Presumably, the healthcare.gov website will be more or less operational after a few months. But that's not even the biggest problem with the program.
Insurers are getting bad information from the enrollments. The federal data hub that is supposed to tell consumers how much of a subsidy they will get is so dysfunctional that insurers have no confidence in the data. And come January 1, insurers believe there will be lots of outraged consumers who were misquoted on coverage and cost.
Affirming what health industry consultant Bob Laszewski has written, my source said that insurers have received a relatively small trickle of enrollments through the federal website, but they are seeing problems.
Duplicate enrollments are a recurring issue. This means that the insurer is notified that somebody has enrolled in an insurance policy through the government exchange, but then receives another notice that the same person has un-enrolled, followed still later by another one that they re-enrolled, and so on.

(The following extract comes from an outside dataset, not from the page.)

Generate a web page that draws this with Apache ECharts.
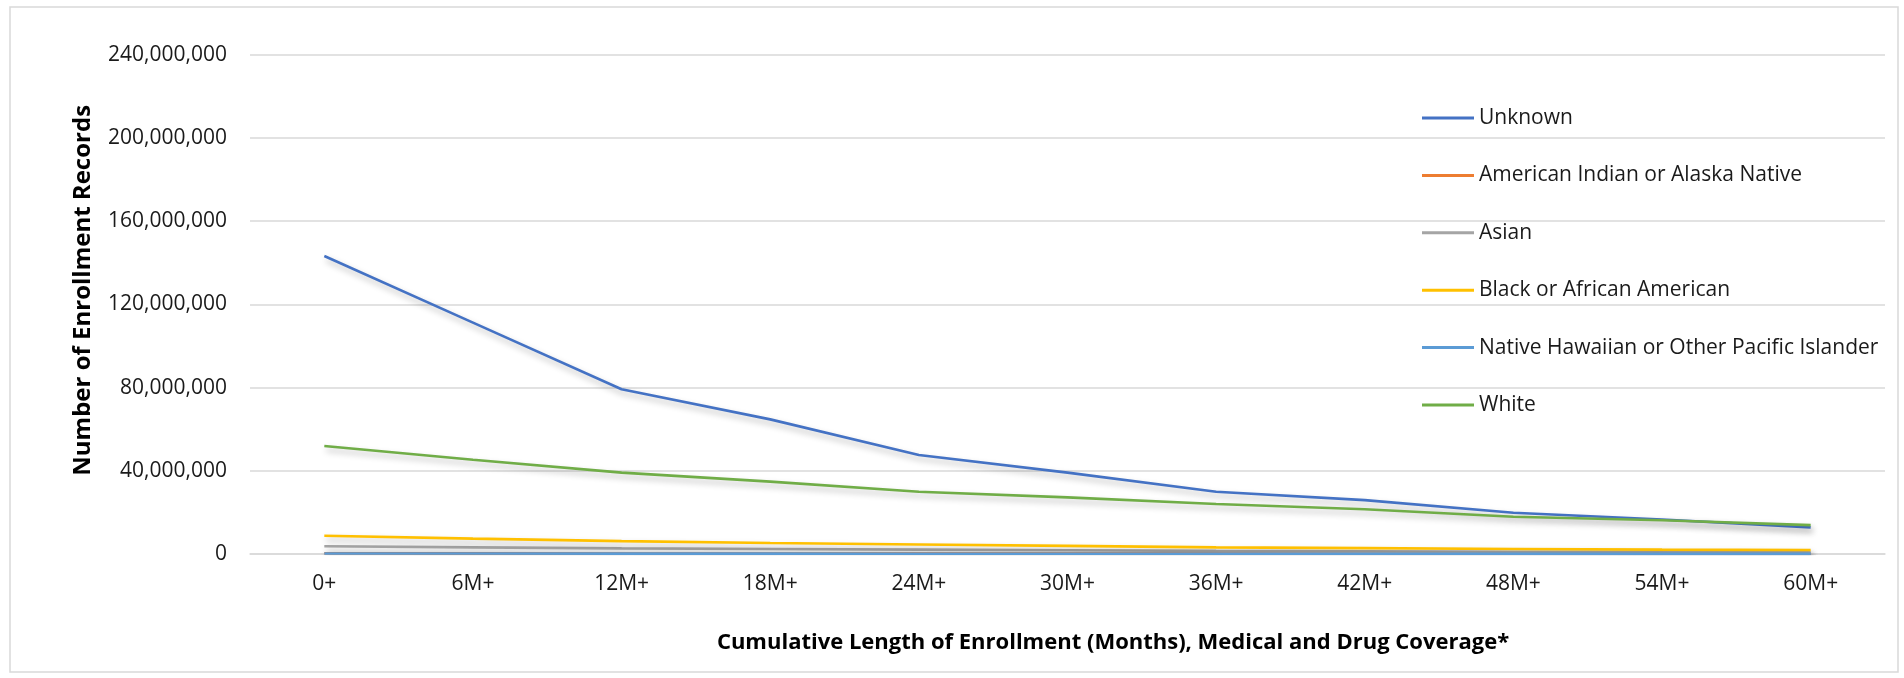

As of now, it's unclear whether this duplication problem is triggered by a failure in the way Healthcare.gov interacts with the systems of insurers, or if shoppers on the federal exchange are enrolling and un-enrolling themselves as they go through the selection process. Insurers can't ascertain the ultimate choice of the shopper because there are no time stamps attached to transactions on the site.
Other potential challenges involve whether the website will be able to properly communicate with a massive federal data hub to verify applicants' income accurately, calculate subsidies they may be entitled to under the law, and display the correct plan price.
There's also a question of whether the federal website is properly displaying information about plan deductibles, co-payments, and benefits.